Chief Marketing Officer Nearly Six-Year Sentence for False Loan Applications: In May, a Los Angeles district court judge sentenced the former chief marketing officer of Mirae Bank to 70 months in prison and ordered him to pay more than $7.5 million for making false statements to a financial institution. Ataollah "Johnny" Aminpour pled guilty in November 2017 to submitting false loan applications to now-defunct Mirae Bank in connection with commercial loan applications for the purchases of gas stations and car wash businesses. The loan applications falsely stated the purchase price of the businesses, the source and amount of the down payment, and the borrowers' assets. According to a DOJ press release, in addition to the charged conduct, Aminpour allegedly referred approximately $150 million in loans to Mirae Bank, the losses on which played a significant role in the bank's collapse.
Antitrust Division Announces New Policy to Incentivize Antitrust Compliance Programs: In July, Assistant Attorney General Makan Delrahim announced that DOJ's Antitrust Division will, for the first time, consider a company's antitrust compliance program at the charging stage in criminal antitrust investigations.

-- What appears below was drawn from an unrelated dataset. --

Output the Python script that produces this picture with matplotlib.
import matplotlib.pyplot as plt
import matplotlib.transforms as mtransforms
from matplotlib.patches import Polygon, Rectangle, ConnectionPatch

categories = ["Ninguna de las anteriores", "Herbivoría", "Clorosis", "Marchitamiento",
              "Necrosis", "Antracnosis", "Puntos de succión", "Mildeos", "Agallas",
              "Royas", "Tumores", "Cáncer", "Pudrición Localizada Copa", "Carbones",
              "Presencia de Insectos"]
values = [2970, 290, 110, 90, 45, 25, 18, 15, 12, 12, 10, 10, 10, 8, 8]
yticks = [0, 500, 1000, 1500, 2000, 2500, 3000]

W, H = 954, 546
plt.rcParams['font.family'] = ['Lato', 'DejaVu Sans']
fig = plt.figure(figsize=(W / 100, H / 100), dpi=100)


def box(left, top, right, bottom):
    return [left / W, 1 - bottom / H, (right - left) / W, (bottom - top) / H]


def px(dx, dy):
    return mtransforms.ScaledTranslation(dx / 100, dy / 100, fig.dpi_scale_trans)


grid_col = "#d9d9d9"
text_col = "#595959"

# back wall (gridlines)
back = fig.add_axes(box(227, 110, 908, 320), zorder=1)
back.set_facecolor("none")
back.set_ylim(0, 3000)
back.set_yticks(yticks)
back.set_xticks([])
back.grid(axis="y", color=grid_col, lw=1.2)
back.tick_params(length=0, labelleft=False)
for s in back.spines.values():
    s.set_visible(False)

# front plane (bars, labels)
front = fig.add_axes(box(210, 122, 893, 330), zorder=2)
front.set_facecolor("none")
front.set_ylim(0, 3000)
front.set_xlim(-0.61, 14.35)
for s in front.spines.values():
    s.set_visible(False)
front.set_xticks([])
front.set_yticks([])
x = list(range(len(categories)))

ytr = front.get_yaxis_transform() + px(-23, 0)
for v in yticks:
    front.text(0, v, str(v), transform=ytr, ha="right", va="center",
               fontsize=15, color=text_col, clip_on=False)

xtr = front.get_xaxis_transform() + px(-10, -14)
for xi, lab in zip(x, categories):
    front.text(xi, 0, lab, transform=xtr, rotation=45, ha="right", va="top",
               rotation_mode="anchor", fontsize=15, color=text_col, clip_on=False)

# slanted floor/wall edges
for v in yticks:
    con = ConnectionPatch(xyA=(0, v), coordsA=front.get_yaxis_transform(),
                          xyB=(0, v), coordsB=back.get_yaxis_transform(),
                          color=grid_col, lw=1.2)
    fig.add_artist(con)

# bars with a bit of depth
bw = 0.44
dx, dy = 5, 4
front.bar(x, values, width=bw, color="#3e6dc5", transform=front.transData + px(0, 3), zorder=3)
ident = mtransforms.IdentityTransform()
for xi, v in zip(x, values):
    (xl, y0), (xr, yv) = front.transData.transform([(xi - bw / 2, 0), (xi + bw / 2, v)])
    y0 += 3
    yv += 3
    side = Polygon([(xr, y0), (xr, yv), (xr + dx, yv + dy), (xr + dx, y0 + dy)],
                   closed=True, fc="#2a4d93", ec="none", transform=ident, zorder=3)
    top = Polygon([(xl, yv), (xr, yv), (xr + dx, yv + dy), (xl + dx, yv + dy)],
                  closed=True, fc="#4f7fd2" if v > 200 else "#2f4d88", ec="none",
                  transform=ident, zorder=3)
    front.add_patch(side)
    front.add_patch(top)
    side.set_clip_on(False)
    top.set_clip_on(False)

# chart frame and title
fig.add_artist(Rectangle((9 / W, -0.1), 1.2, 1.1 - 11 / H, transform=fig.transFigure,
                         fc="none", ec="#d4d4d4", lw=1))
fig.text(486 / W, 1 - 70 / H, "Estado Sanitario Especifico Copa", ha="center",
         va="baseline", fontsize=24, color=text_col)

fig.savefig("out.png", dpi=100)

Previously, DOJ's Justice Manual barred prosecutors from giving credit to companies based on an effective compliance program. The Division also announced that it would consider resolving criminal antitrust cases against companies through deferred prosecution agreements if they have effective compliance programs, among other things. The Division announced revisions to the Justice Manual to reflect its new approach to compliance and issued a guidance document regarding how Division prosecutors will evaluate antitrust compliance programs.